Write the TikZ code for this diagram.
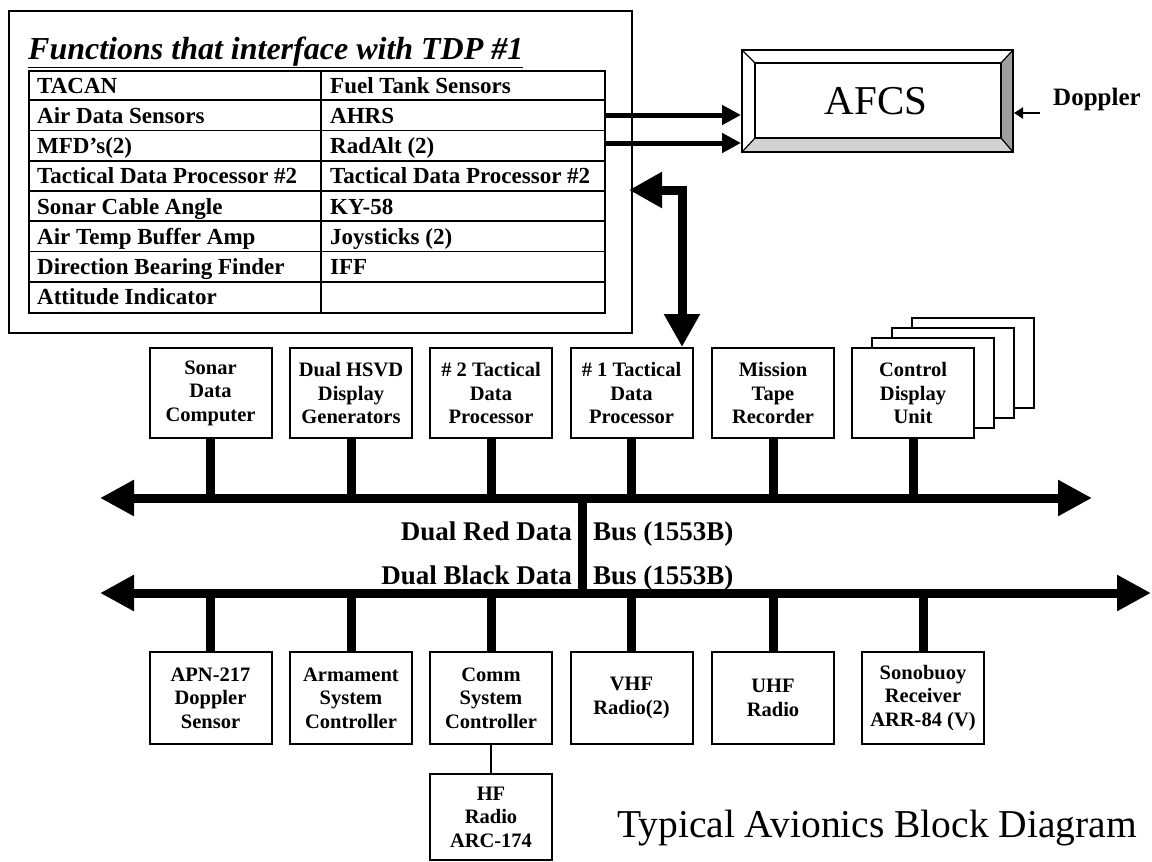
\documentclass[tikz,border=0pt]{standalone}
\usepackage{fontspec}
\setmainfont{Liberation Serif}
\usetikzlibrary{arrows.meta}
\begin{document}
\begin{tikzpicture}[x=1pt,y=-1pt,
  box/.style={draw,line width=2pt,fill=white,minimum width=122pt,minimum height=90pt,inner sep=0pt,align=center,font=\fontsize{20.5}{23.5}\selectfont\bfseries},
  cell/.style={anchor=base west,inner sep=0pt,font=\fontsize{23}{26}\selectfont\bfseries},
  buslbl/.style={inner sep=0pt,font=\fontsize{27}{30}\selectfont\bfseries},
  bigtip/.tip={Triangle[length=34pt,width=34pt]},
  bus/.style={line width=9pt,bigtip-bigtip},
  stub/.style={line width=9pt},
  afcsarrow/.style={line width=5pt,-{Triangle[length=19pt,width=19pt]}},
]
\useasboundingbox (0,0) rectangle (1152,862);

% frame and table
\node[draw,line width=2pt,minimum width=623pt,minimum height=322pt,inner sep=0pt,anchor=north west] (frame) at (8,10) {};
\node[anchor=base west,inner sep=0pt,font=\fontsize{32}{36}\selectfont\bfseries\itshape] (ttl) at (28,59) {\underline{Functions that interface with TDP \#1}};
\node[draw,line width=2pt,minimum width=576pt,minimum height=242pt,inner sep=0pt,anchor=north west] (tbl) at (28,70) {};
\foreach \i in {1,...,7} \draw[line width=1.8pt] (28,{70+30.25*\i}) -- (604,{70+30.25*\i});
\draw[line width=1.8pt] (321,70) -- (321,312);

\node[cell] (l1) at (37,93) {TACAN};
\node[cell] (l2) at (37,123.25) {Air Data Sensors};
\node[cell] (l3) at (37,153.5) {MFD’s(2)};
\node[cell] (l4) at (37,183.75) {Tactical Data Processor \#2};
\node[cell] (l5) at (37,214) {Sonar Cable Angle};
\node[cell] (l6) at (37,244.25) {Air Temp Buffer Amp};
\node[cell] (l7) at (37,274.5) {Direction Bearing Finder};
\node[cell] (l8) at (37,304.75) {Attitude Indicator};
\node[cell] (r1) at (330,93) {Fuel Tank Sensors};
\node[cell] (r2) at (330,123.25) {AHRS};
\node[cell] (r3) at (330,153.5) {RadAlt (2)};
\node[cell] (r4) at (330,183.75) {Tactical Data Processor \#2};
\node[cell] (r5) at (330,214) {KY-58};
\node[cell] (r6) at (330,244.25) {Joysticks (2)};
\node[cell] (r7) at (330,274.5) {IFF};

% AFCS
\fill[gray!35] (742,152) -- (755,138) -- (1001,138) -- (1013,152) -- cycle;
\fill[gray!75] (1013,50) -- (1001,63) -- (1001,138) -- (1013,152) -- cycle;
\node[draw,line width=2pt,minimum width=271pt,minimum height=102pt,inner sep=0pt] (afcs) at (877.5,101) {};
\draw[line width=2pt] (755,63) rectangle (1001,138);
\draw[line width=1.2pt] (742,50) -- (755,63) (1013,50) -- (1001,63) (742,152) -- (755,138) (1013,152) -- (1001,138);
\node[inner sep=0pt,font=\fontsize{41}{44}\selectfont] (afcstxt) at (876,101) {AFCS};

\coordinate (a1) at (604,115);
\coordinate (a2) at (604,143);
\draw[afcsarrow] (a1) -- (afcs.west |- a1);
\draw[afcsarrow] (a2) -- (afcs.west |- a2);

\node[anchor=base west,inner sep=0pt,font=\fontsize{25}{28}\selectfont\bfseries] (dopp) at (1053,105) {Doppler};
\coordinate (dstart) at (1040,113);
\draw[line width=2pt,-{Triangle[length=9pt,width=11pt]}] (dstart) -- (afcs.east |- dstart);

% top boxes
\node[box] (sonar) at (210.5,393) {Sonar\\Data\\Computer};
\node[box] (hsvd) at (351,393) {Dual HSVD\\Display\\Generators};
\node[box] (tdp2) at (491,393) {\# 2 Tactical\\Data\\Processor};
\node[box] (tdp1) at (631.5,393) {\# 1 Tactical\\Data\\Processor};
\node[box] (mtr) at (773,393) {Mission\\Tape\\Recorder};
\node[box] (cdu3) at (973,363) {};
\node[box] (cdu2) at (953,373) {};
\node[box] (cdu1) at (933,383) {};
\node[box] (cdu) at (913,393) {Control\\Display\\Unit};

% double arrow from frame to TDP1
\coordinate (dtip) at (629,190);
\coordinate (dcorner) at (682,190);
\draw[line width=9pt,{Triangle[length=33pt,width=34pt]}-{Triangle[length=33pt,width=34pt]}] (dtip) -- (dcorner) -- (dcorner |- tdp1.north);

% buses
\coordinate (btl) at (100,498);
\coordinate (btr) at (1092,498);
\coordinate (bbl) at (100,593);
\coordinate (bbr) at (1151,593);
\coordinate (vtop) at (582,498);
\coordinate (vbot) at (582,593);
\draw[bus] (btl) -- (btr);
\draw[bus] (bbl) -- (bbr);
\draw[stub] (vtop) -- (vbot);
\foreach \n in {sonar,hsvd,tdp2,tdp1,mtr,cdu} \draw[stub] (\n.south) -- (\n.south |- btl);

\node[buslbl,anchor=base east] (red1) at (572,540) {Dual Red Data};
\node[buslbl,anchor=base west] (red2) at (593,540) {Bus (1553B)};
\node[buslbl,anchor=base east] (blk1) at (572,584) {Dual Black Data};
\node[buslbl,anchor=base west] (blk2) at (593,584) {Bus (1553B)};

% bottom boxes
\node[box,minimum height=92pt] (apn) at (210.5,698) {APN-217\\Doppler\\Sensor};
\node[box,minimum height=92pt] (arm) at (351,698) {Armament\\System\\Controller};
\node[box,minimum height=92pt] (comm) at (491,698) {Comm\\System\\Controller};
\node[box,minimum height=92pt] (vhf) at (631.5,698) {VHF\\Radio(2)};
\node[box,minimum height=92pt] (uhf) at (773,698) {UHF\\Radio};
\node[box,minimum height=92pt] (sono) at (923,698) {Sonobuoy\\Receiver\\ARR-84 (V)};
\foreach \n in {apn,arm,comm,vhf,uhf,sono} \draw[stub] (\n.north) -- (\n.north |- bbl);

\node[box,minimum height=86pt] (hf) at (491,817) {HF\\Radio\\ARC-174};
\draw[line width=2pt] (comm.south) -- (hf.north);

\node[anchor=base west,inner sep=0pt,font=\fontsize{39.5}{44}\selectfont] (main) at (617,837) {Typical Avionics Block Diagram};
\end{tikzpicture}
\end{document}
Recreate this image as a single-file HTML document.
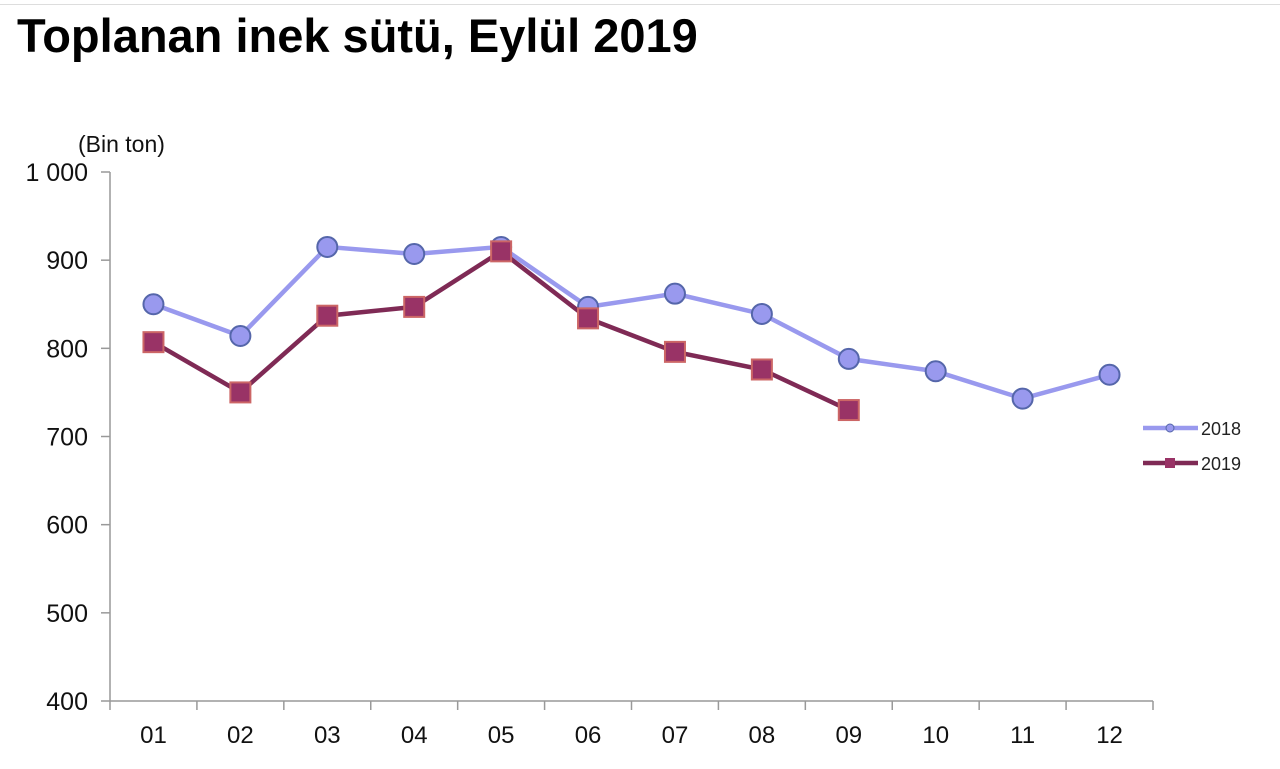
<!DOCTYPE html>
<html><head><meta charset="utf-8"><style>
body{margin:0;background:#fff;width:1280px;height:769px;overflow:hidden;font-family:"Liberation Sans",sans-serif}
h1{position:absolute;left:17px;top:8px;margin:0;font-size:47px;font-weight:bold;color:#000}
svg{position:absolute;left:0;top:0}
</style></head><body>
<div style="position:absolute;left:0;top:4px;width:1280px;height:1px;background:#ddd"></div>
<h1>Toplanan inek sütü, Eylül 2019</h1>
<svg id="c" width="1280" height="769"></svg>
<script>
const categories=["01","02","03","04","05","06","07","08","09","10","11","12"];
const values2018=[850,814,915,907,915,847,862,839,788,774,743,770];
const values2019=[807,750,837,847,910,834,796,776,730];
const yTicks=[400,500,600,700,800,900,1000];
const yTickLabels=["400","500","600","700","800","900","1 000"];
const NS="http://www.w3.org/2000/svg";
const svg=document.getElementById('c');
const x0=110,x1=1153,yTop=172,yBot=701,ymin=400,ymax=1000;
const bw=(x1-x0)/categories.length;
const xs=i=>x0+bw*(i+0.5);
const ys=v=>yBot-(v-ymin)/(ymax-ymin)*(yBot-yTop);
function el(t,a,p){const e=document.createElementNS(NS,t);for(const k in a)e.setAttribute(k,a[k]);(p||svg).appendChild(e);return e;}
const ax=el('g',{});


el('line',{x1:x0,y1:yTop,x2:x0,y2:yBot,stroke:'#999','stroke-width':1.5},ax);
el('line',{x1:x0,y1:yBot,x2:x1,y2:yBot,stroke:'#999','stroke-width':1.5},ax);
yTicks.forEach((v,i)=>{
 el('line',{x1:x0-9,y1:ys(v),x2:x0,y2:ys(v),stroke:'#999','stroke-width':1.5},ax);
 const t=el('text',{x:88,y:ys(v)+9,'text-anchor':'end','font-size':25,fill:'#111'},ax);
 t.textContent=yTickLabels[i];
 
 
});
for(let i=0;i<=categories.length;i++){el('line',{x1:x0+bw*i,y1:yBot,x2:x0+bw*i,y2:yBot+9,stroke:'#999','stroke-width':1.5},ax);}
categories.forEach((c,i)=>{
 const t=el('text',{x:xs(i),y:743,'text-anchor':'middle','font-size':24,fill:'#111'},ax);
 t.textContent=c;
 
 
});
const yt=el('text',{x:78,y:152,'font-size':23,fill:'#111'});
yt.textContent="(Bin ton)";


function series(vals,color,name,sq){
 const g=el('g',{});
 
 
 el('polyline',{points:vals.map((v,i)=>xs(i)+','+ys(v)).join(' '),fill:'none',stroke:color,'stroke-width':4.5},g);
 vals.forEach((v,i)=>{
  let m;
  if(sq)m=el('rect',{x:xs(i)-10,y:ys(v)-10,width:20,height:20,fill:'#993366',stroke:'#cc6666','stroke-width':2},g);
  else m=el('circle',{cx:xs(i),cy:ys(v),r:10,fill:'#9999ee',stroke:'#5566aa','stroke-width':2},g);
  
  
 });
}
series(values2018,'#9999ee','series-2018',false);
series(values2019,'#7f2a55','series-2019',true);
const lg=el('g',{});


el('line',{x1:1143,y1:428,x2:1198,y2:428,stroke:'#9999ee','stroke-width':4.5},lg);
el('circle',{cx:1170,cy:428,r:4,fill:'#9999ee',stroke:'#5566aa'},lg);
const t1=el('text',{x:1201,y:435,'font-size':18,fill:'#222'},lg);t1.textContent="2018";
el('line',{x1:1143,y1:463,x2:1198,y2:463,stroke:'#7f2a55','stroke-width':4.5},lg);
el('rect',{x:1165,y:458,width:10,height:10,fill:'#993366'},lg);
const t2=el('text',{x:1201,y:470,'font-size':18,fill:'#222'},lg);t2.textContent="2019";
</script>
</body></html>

• _Objective_: Only the lines from the start of the records to the one containing "(0,0) rectangle (1152,862);" should be repeated, exactly and with both ends kept; drop any pictures.

• _Reply_:
Write the TikZ code for this diagram.
\documentclass[tikz,border=0pt]{standalone}
\usepackage{fontspec}
\setmainfont{Liberation Serif}
\usetikzlibrary{arrows.meta}
\begin{document}
\begin{tikzpicture}[x=1pt,y=-1pt,
  box/.style={draw,line width=2pt,fill=white,minimum width=122pt,minimum height=90pt,inner sep=0pt,align=center,font=\fontsize{20.5}{23.5}\selectfont\bfseries},
  cell/.style={anchor=base west,inner sep=0pt,font=\fontsize{23}{26}\selectfont\bfseries},
  buslbl/.style={inner sep=0pt,font=\fontsize{27}{30}\selectfont\bfseries},
  bigtip/.tip={Triangle[length=34pt,width=34pt]},
  bus/.style={line width=9pt,bigtip-bigtip},
  stub/.style={line width=9pt},
  afcsarrow/.style={line width=5pt,-{Triangle[length=19pt,width=19pt]}},
]
\useasboundingbox (0,0) rectangle (1152,862);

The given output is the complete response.